Вот так и появился в прикамских лесах красный партизанский отряд «Черных орлов».

«Черные орлы» почти поголовно были большевиками. Там, в отряде, вступил в Коммунистическую партию и Иван Петрович Беляев. В его личном архиве сохранился редкий документ той эпохи — временный, самодельный партбилет.

Небольшой листок бумаги. В левом верхнем углу — штамп:

«Пожевский Комитет Соц. Демок, Раб. Партии

Большевиков

15 июля 1918 года

№ 184.

Пожва, Соликамск, у. Пермск».

В левом нижнем углу круглая печать, такая же вылинявшая, еле заметная, как и штамп: «Пожевский комитет большевиков» и «С-Д.Р.П.».

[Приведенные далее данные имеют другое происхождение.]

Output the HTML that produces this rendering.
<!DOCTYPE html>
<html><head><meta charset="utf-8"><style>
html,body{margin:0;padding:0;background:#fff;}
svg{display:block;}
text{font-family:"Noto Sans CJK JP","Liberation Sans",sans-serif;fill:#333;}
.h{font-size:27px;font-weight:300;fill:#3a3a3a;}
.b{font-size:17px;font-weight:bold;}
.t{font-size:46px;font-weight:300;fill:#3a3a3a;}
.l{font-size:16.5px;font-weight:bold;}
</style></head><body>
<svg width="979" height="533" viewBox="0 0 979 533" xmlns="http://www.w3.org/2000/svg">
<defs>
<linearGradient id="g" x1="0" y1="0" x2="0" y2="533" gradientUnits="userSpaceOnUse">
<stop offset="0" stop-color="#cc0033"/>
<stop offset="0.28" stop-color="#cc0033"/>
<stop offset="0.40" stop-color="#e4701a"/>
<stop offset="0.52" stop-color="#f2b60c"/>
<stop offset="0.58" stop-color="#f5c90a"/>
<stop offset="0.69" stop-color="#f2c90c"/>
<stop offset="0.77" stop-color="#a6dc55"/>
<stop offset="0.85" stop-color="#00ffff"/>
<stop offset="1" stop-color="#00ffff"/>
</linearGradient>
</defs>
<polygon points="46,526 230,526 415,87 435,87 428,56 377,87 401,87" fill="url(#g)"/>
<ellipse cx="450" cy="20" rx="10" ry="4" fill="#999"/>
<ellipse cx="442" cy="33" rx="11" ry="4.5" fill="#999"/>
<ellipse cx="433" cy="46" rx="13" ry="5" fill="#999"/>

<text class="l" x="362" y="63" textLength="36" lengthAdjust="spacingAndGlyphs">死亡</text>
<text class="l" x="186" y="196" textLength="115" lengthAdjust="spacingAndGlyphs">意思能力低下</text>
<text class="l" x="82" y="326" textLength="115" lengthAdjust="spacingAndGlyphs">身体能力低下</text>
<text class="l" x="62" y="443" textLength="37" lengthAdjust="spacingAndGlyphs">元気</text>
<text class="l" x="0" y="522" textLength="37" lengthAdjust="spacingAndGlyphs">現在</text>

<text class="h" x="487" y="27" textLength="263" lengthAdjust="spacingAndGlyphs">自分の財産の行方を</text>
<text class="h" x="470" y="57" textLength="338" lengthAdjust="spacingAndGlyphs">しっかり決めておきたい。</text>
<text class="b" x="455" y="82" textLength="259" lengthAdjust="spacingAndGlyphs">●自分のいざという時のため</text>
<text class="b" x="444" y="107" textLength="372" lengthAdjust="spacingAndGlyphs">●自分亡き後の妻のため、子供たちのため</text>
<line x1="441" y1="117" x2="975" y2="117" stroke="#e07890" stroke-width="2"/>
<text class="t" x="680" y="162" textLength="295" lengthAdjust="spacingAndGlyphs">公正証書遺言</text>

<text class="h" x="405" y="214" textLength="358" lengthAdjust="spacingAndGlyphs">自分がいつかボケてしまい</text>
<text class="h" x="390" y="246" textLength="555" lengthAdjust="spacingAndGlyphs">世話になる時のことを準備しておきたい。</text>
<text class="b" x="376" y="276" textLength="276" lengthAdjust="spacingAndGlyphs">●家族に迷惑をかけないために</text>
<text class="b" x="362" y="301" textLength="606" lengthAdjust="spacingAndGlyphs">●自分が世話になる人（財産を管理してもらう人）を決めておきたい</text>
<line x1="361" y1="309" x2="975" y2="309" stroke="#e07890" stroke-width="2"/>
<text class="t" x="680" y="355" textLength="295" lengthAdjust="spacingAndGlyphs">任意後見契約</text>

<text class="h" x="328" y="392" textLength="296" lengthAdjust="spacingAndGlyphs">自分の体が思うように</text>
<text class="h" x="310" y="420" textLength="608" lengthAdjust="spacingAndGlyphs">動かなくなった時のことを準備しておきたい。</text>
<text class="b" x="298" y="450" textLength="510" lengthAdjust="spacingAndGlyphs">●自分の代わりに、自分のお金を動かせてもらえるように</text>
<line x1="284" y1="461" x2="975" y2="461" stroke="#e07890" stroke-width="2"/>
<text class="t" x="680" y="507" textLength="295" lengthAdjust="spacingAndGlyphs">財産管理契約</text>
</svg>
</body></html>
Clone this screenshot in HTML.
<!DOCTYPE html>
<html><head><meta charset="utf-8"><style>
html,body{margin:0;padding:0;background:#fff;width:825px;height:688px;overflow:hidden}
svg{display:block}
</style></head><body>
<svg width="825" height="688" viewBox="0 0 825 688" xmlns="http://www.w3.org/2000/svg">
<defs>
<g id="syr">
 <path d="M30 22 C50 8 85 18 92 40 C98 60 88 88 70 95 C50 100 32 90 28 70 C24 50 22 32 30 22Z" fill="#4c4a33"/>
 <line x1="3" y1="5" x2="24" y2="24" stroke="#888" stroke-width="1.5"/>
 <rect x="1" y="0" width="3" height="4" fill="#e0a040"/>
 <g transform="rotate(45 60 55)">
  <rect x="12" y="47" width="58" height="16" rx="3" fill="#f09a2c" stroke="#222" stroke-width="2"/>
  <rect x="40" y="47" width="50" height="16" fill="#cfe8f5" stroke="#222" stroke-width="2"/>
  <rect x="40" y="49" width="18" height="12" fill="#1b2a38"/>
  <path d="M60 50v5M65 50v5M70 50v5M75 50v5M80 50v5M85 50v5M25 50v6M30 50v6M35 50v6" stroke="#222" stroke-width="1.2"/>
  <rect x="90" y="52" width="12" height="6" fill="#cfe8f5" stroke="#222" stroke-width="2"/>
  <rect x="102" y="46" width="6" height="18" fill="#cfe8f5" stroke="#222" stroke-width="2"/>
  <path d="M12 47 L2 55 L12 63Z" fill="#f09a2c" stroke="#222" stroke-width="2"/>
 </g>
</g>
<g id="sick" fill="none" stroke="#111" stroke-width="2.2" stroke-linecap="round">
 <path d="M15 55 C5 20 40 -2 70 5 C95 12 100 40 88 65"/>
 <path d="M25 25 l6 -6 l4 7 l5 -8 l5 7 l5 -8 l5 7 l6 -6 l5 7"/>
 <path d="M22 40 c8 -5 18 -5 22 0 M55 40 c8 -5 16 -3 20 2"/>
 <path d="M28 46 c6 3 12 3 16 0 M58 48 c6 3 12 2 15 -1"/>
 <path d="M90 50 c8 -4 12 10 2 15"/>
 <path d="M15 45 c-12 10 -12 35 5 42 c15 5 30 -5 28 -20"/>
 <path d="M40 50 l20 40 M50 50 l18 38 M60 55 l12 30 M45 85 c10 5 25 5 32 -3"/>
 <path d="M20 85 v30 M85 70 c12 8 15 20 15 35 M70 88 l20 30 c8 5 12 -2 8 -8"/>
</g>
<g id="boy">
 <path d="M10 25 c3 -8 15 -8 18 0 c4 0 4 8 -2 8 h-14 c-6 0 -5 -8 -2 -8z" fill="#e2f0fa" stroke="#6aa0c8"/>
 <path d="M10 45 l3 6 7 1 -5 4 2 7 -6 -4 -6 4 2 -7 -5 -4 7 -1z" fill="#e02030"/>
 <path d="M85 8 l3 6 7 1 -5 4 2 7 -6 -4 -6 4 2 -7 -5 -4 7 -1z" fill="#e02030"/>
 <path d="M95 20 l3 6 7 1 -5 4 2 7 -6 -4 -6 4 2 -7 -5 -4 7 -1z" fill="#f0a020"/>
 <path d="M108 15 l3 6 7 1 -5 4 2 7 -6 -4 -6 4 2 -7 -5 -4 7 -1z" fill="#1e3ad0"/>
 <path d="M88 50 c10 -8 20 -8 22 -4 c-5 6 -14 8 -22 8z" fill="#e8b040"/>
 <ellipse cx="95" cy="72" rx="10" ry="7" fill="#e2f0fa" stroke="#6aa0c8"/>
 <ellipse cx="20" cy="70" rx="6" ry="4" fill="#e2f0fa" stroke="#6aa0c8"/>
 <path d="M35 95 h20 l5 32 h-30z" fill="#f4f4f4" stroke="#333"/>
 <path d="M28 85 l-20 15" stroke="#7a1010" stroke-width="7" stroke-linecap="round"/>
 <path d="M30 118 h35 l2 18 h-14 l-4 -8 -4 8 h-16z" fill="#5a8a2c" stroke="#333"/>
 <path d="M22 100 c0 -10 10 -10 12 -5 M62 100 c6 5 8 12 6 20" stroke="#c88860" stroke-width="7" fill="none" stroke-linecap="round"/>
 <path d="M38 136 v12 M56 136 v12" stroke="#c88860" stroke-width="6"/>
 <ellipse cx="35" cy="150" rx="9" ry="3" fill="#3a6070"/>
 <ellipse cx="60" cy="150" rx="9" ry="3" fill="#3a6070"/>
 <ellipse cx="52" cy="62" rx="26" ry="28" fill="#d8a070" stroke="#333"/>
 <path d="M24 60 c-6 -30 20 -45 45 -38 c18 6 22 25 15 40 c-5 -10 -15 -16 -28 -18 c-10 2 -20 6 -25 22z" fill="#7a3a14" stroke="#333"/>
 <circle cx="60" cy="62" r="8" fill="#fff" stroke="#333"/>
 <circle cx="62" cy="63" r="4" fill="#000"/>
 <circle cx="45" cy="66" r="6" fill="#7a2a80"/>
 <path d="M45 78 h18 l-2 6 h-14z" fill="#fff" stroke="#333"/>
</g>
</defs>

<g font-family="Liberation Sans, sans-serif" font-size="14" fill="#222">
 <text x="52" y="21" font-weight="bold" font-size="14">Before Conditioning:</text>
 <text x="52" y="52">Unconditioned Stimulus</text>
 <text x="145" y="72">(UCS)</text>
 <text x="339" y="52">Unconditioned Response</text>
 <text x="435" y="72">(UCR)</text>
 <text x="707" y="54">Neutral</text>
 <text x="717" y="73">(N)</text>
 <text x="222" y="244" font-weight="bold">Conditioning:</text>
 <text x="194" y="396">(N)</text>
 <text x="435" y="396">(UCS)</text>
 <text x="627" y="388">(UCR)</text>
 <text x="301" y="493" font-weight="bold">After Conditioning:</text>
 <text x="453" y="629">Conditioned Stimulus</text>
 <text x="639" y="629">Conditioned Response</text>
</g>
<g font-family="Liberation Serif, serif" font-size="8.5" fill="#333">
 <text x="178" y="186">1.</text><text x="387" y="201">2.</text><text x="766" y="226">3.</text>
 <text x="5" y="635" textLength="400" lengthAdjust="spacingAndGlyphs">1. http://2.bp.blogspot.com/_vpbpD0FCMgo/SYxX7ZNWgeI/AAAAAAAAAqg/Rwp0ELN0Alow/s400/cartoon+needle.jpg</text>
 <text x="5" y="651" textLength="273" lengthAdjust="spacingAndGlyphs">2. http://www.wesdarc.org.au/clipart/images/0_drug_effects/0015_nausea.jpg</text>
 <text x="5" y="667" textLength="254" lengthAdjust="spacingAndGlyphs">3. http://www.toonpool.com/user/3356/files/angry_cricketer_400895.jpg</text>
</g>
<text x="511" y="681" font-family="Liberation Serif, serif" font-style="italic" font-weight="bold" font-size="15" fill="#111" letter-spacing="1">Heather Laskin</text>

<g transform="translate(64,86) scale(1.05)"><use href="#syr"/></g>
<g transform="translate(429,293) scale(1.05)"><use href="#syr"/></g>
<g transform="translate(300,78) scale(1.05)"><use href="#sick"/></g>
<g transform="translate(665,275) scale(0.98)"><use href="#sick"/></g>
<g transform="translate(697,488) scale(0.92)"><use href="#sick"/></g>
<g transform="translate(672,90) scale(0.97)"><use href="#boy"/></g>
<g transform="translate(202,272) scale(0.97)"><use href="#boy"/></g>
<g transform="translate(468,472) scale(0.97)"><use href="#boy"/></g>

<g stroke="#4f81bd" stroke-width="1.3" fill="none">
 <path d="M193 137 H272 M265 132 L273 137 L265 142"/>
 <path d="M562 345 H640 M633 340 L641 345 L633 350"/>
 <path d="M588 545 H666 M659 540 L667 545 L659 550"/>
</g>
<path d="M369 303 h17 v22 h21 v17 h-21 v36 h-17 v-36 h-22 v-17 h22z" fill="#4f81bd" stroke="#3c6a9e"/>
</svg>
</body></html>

Вот и весь билет… Когда Ивана Беляева на общем собрании приняли в партию, между штампом и круглой печатью вписали его фамилию, имя, отчество и — «членский вступительный взнос 1 руб. внесен». А на обороте столбиком: «июнь», «июль», «август», «сентябрь»… Уплата взносов…

29 января 1919 года в бою под селом Архангельским в бумажник, где, сложенный вчетверо, лежал этот листок, ударила белая пуля. Билет был пробит. Счастливая случайность уберегла Ивана Петровича от тяжелого ранения, а то и — кто знает? — от гибели. В том же бумажнике лежал увесистый и широкий екатерининский пятак, которым из-за денежной неразберихи тех дней пользовались как разменной монетой.

…Недолог был отдых Особой бригады в Нижнем Тагиле и на станции Сан-Донато. И снова в путь, по пятам отступающей «Колчаковии», в Зауралье, в Сибирь. Долгий путь, гордый путь… Вскоре после освобождения Урала Особая бригада послужила ядром для вновь сформированной 51-й стрелковой дивизии Василия Блюхера, той легендарной дивизии, которая в 3-ю годовщину Октябрьской революции штурмовала перекопские укрепления Врангеля. Два «родных брата-близнеца» — Кизеловский и Верхнекамский полки, получившие при создании 51-й новые Номера — 452-й и 453-й, — прорывали знаменитый Турецкий вал. Героизм кизеловцев был отмечен в рапорте В. К. Блюхера Реввоенсовету Южного фронта. «452-й стрелковый полк, — писал начдив, — лучший полк дивизии, за время своего существования не знал поражений…» А верхнекамцы были награждены Красным знаменем Всероссийского Центрального Исполнительного Комитета.

Закончилась гражданская война, и бывшие уральские рабочие вернулись в родные края. Как новые и отныне вовек не сменяемые хозяева взяли они в свои руки бывшие владения российских заводчиков Демидовых — «князей Сан-Донато». И своеобразным напоминанием обо всех этих событиях стоит и сейчас неподалеку от Нижнего Тагила небольшая железнодорожная станция со странным и непривычным названием — Сан-Донато.